The trial of Syrian nationals Muwafaka Alabash and Asem Alfrhad opened at the criminal court in the western Turkish resort of Bodrum, the Dogan news agency reported. If convicted, they face up to 35 years in jail.
They are accused of smuggling migrants and causing the deaths of five people, including three-year-old Aylan Kurdi, his five-year-old elder brother Galip and his mother Rihan.
The victims were among some one million people who last year sought to cross the Aegean Sea from Turkey in a bid to reach EU member Greece.
But with the migrants crammed into unstable boats and equipped with sub-standard life jackets, the crossing is fraught with danger and like many others their bid hit disaster.
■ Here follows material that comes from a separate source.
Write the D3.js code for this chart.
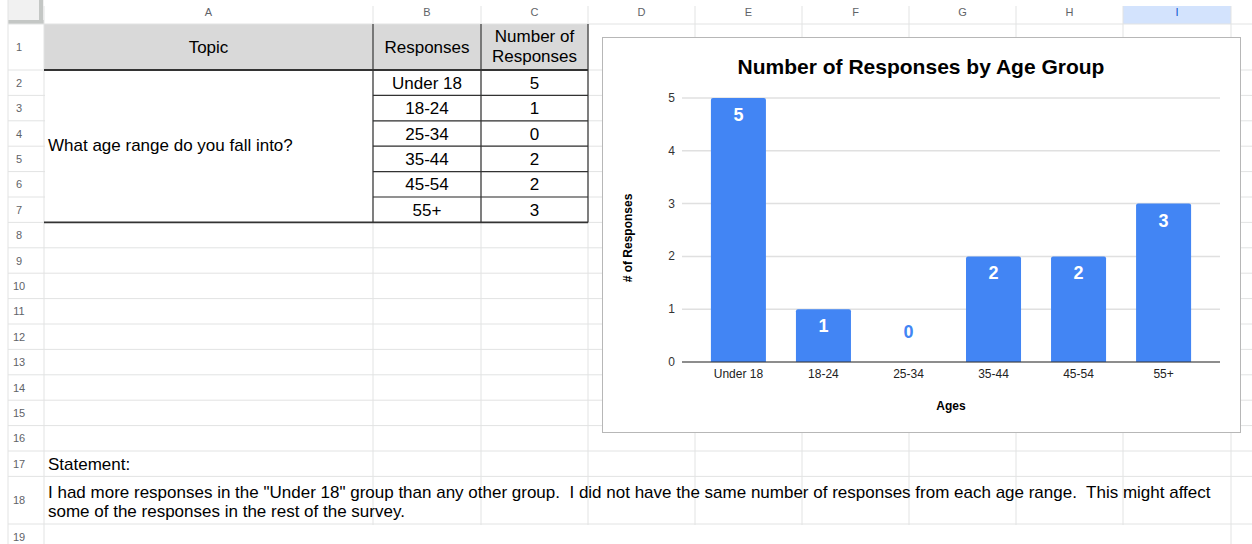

The photograph of Aylan Kurdi, in his toddler's clothes and face down in the sand, washed up on a Turkish beach, shocked public opinion in Europe and to a certain extent prompted greater action from EU leaders in the migrant crisis.
Dogan reported that Aylan Kurdi’s father, Abdullah Kurdi, who survived the sinking of the boat, is also on trial in absentia over his role in the disaster. It was not immediately clear what charges he faces.
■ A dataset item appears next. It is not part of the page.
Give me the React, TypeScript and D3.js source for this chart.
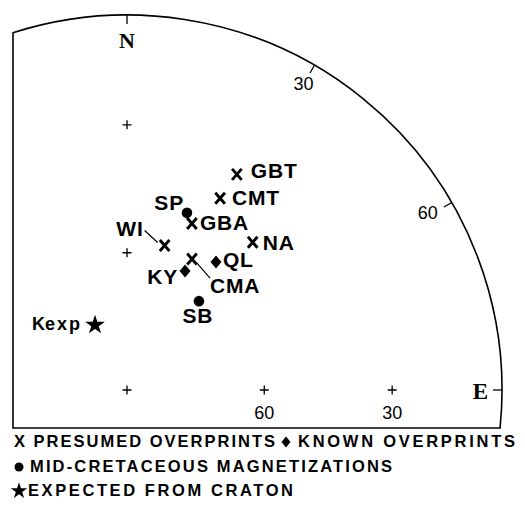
import React from 'react';
import * as d3 from 'd3';

// site poles (declination, inclination in degrees)
const presumedSites = ['GBT', 'CMT', 'GBA', 'WI', 'NA', 'CMA'];
const presumedDec = [27, 25.9, 21.3, 14.6, 40.4, 26.4];
const presumedInc = [35.7, 42.6, 50.6, 57.3, 47.1, 58.0];

const knownSites = ['QL', 'KY'];
const knownDec = [34.8, 26.0];
const knownInc = [55.8, 61.1];

const cretSites = ['SP', 'SB'];
const cretDec = [18.7, 39.0];
const cretInc = [48.7, 65.1];

const expectedSite = 'Kexp';
const expectedDec = 333.8;
const expectedInc = 74.3;

const rimTicks = [0, 30, 60, 90];
const rimLabels = ['N', '30', '60', 'E'];
const gridInc = [90, 60, 30];
const axisLabels = ['', '60', '30'];

// layout of the labels next to each mark (px from the mark)
const labelPos: Record<string, { dx: number; dy: number; anchor: string; lead?: number[] }> = {
  GBT: { dx: 14, dy: 4, anchor: 'start' },
  CMT: { dx: 12, dy: 7, anchor: 'start' },
  GBA: { dx: 8, dy: 7, anchor: 'start' },
  NA: { dx: 10, dy: 8, anchor: 'start' },
  WI: { dx: -21, dy: -10, anchor: 'end', lead: [-20, -15, -7, -3] },
  CMA: { dx: 18, dy: 34, anchor: 'start', lead: [5, 4, 18, 19] },
  QL: { dx: 7, dy: 5, anchor: 'start' },
  KY: { dx: -7, dy: 13, anchor: 'end' },
  SP: { dx: -3, dy: -3, anchor: 'end' },
  SB: { dx: -1, dy: 22, anchor: 'middle' },
};

const W = 525;
const H = 510;
const cx = 127;
const cy = 390;
const R = 375;
const FONT = '"Liberation Sans", Arial, Helvetica, sans-serif';
const SERIF = '"Liberation Serif", "Times New Roman", serif';

// equal-area (Schmidt) projection, lower hemisphere
const rScale = d3.scaleLinear().domain([0, 1]).range([0, R]);
const proj = (dec: number, inc: number): [number, number] => {
  const r = Math.SQRT2 * Math.sin(((90 - inc) / 2) * (Math.PI / 180));
  const a = (dec * Math.PI) / 180;
  return [cx + rScale(r) * Math.sin(a), cy - rScale(r) * Math.cos(a)];
};

const xMark = (x: number, y: number, k: string) => (
  <path key={k} d={`M${x - 4.8},${y - 5.5}L${x + 4.8},${y + 5.5}M${x + 4.8},${y - 5.5}L${x - 4.8},${y + 5.5}`}
    stroke="#000" strokeWidth={2.9} fill="none" />
);
const diamond = (x: number, y: number, w: number, h: number, k: string) => (
  <path key={k} d={`M${x},${y - h}L${x + w},${y}L${x},${y + h}L${x - w},${y}Z`} fill="#000" />
);
const star = d3.symbol().type(d3.symbolStar);

const Label = ({ site, x, y }: { site: string; x: number; y: number }) => {
  const p = labelPos[site];
  return (
    <g>
      {p.lead && (
        <line x1={x + p.lead[0]} y1={y + p.lead[1]} x2={x + p.lead[2]} y2={y + p.lead[3]} stroke="#000" strokeWidth={1.2} />
      )}
      <text x={x + p.dx} y={y + p.dy} textAnchor={p.anchor as any} fontFamily={FONT} fontWeight="bold"
        fontSize={21} letterSpacing={0.8}>{site}</text>
    </g>
  );
};

export default function App() {
  // frame: left edge, bottom edge, and the primitive circle between them
  const xl = 13;
  const yb = 428;
  const yTop = cy - Math.sqrt(R * R - (cx - xl) ** 2);
  const xRight = cx + Math.sqrt(R * R - (yb - cy) ** 2);
  const frame = `M${xl},${yTop}A${R},${R} 0 0 1 ${xRight},${yb}L${xl},${yb}Z`;

  const presumed = presumedSites.map((s, i) => ({ s, p: proj(presumedDec[i], presumedInc[i]) }));
  const known = knownSites.map((s, i) => ({ s, p: proj(knownDec[i], knownInc[i]) }));
  const cret = cretSites.map((s, i) => ({ s, p: proj(cretDec[i], cretInc[i]) }));
  const kexp = proj(expectedDec, expectedInc);

  const grid: [number, number][] = [];
  gridInc.forEach((inc) => {
    grid.push(proj(0, inc));
    if (inc !== 90) grid.push(proj(90, inc));
  });

  return (
    <svg width={W} height={H} style={{ position: 'absolute', left: 0, top: 0, background: '#fff' }}>
      <path d={frame} fill="none" stroke="#000" strokeWidth={1.6} />

      {rimTicks.map((d, i) => {
        const [x1, y1] = proj(d, 0);
        const a = (d * Math.PI) / 180;
        const x2 = x1 - 9 * Math.sin(a);
        const y2 = y1 + 9 * Math.cos(a);
        return <line key={'t' + i} x1={x1} y1={y1} x2={x2} y2={y2} stroke="#000" strokeWidth={1.3} />;
      })}
      <text x={proj(0, 0)[0]} y={proj(0, 0)[1] + 33} textAnchor="middle" fontFamily={SERIF} fontWeight="bold" fontSize={22}>{rimLabels[0]}</text>
      <text x={proj(30, 0)[0] - 11} y={proj(30, 0)[1] + 25} textAnchor="middle" fontFamily={FONT} fontSize={18}>{rimLabels[1]}</text>
      <text x={proj(60, 0)[0] - 24} y={proj(60, 0)[1] + 16} textAnchor="middle" fontFamily={FONT} fontSize={18}>{rimLabels[2]}</text>
      <text x={proj(90, 0)[0] - 14} y={proj(90, 0)[1] + 9} textAnchor="end" fontFamily={SERIF} fontWeight="bold" fontSize={23}>{rimLabels[3]}</text>

      {grid.map(([x, y], i) => (
        <path key={'g' + i} d={`M${x - 4.5},${y}H${x + 4.5}M${x},${y - 4.5}V${y + 4.5}`} stroke="#000" strokeWidth={1.3} />
      ))}
      {gridInc.map((inc, i) => {
        if (!axisLabels[i]) return null;
        const [x, y] = proj(90, inc);
        return <text key={'al' + i} x={x} y={y + 29} textAnchor="middle" fontFamily={FONT} fontSize={18}>{axisLabels[i]}</text>;
      })}

      {presumed.map(({ s, p }) => xMark(p[0], p[1], 'x' + s))}
      {known.map(({ s, p }) => diamond(p[0], p[1], 5.5, 6.5, 'd' + s))}
      {cret.map(({ s, p }) => <circle key={'c' + s} cx={p[0]} cy={p[1]} r={5.3} fill="#000" />)}
      <path d={star.size(120)() || ''} transform={`translate(${kexp[0]},${kexp[1]})`} fill="#000" />

      {[...presumed, ...known, ...cret].map(({ s, p }) => <Label key={'l' + s} site={s} x={p[0]} y={p[1]} />)}
      <text x={kexp[0] - 13} y={kexp[1] + 5} textAnchor="end" fontFamily={FONT} fontWeight="bold" fontSize={18}>
        <tspan>K</tspan><tspan letterSpacing={2}>exp</tspan>
      </text>

      {/* legend */}
      <g fontFamily={FONT} fontWeight="bold" fontSize={16.5}>
        <text x={14} y={447} textLength={261} lengthAdjust="spacing">X PRESUMED OVERPRINTS</text>
        {diamond(286, 442, 4.5, 5.5, 'ld')}
        <text x={298} y={447} textLength={217} lengthAdjust="spacing">KNOWN OVERPRINTS</text>
        <circle cx={19} cy={467} r={4.5} fill="#000" />
        <text x={30} y={472} textLength={362} lengthAdjust="spacing">MID-CRETACEOUS MAGNETIZATIONS</text>
        <path d={star.size(85)() || ''} transform="translate(19,491)" fill="#000" />
        <text x={28} y={496} textLength={265} lengthAdjust="spacing">EXPECTED FROM CRATON</text>
      </g>
    </svg>
  );
}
Abdullah Kurdi, from the mainly Kurdish Syrian town of Kobane on the Turkish border, is currently believed to be outside of Turkey.
Dogan confirmed he was not in court but the two Syrian suspects, who are currently in custody, were brought to the court by the police.
Turkey has become the major hub for Syrian, Afghan, Iraqi, Eritrean and other refugees and migrants seeking to undertake the risky crossing to the European Union in a flow that has caused huge alarm across the continent.
The Turkish government struck a deal with the EU in November to halt the flow of refugees, in return for three billion euros ($3.2 billion) in financial assistance.
But the deal and wintry weather in the Mediterranean do not appear to have deterred the migrants, with boats still arriving on the Greek islands daily.